Prior to county employ, Blowers worked for IBM, Reliastar and ING as those companies' structures evolved.
"Basically, three different jobs, but all the same job in the same building," he said.
Vera served more than a dozen years combined in the Army and Air Force as a computer operator, a job that enabled him to "touch pretty much anything related to communications."
"Pretty much anything that was associated with a computer, I was involved in," Vera said.
Working for the county has been an adjustment, Vera said, albeit a pleasant one.
"It's definitely different than the military, where they're all leading-edge technology," he said. "But it's nice to be part of bringing Ward County into the 21st century with brand new infrastructure."

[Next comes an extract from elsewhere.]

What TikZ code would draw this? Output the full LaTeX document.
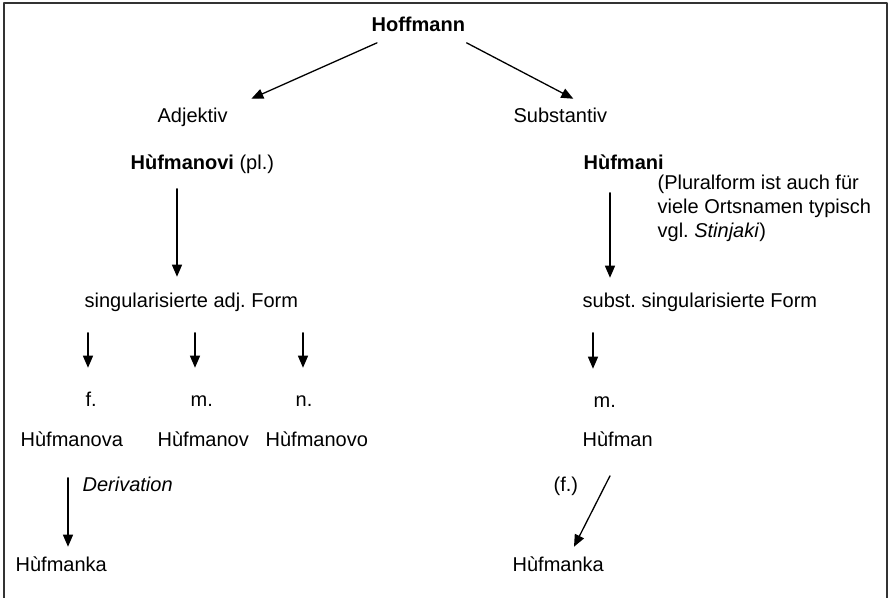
\documentclass[tikz,border=0pt]{standalone}
\usepackage{fontspec}
\setmainfont{Liberation Sans}
\usetikzlibrary{arrows.meta,calc}
\frenchspacing
\tikzstyle{every node}=[font=\fontsize{10}{12}\selectfont,inner sep=0pt]
\tikzstyle{every path}=[line width=0.65pt,line cap=round,line join=round]
\tikzstyle{word}=[anchor=base west,text height=7.3pt,text depth=2.1pt]
\tikzstyle{arr}=[-{Triangle[length=6pt,width=5pt]}]

\begin{document}
\begin{tikzpicture}[x=0.5pt,y=-0.5pt]
  \useasboundingbox (0,0) rectangle (890,598);
  \draw[line width=1pt,black!80] (4,598)--(4,3)--(887,3)--(887,598);
  % Wurzel
  \node[word] (hoff) at (371,32) {\textbf{Hoffmann}};
  \node[word] (adj) at (157,123) {Adjektiv};
  \node[word] (subst) at (513,123) {Substantiv};
  % adjektivischer Zweig
  \node[word] (hfvi) at (130,170) {\textbf{Hùfmanovi} (pl.)};
  \node[word] (sadj) at (84,308) {singularisierte adj. Form};
  \node[word] (fem) at (85,407) {f.};
  \node[word] (mas) at (190,407) {m.};
  \node[word] (neu) at (295,407) {n.};
  \node[word] (hfova) at (20,447) {Hùfmanova};
  \node[word] (hfov) at (157,447) {Hùfmanov};
  \node[word] (hfovo) at (265,447) {Hùfmanovo};
  \node[word] (deriv) at (82,492) {\textit{Derivation}};
  \node[word] (hfkaA) at (15,572) {Hùfmanka};
  % substantivischer Zweig
  \node[word] (hfi) at (583,170) {\textbf{Hùfmani}};
  \node[anchor=north west,align=left] (note) at (657,174)
    {(Pluralform ist auch für\\viele Ortsnamen typisch\\vgl. \textit{Stinjaki})};
  \node[word] (ssubst) at (582,308) {subst. singularisierte Form};
  \node[word] (masR) at (593,408) {m.};
  \node[word] (hfman) at (582,447) {Hùfman};
  \node[word] (fpar) at (553,492) {(f.)};
  \node[word] (hfkaB) at (512,572) {Hùfmanka};
  % Pfeile
  \draw[arr] ($(hoff.south west)+(6,6)$) -- ($(adj.north east)+(23,-9)$);
  \draw[arr] ($(hoff.south east)+(1,6)$) -- ($(subst.north)+(13,-9)$);
  \draw[arr] ($(hfvi.south west)+(47,14)$) -- ($(sadj.north west)+(93,-16)$);
  \draw[arr] ($(sadj.south west)+(4,20)$) -- ($(fem.north west)+(3,-24)$);
  \draw[arr] ($(sadj.south west)+(111,20)$) -- ($(mas.north west)+(5,-24)$);
  \draw[arr] ($(sadj.south west)+(219,20)$) -- ($(neu.north west)+(8,-24)$);
  \draw[arr] ($(hfova.south west)+(48,26)$) -- ($(hfkaA.north west)+(53,-10)$);
  \draw[arr] ($(hfi.south west)+(27,18)$) -- ($(ssubst.north west)+(28,-15)$);
  \draw[arr] ($(ssubst.south west)+(11,20)$) -- ($(masR.north west)+(0,-24)$);
  \draw[arr] ($(hfman.south west)+(28,24)$) -- ($(hfkaB.north west)+(62,-10)$);
\end{tikzpicture}
\end{document}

In fact, much of the newer implementations Blowers and Vera are working on are quite cutting-edge, including the new phone system.
Blowers said the "final push" to the new systems is going to be the conversion of all the county's systems currently running the Windows XP operating system to Windows 7 systems before Microsoft stops supporting XP, which is currently scheduled for 2014.
In addition, the courthouse has been almost completely rewired, with new network and phone switches.
In the days and months to come, Blowers said the issue of network infrastructure at the county social services department will have to be address, although that's a somewhat tricky situation at this point.
There has been longstanding discussion about the relocation of that department from its current home at the River of Life Church building on 22nd Avenue Northwest.
"That could change depending on where they're physically located," Blowers said. "We'll also have to take a look at the infrastructure of the jail. When that will be, I don't know. I know it's not on the slate for this year."
Vera said that during the rewiring process at the courthouse, they were also "planning forward" by including several termination points where connections can easily be made to run cabling to a new county building next door, should a new one ever be built.
"One of our goals this year is to revamp the county's website (www.wardnd.com)," Blowers said. "We're trying to get a new face for the county, because we need that."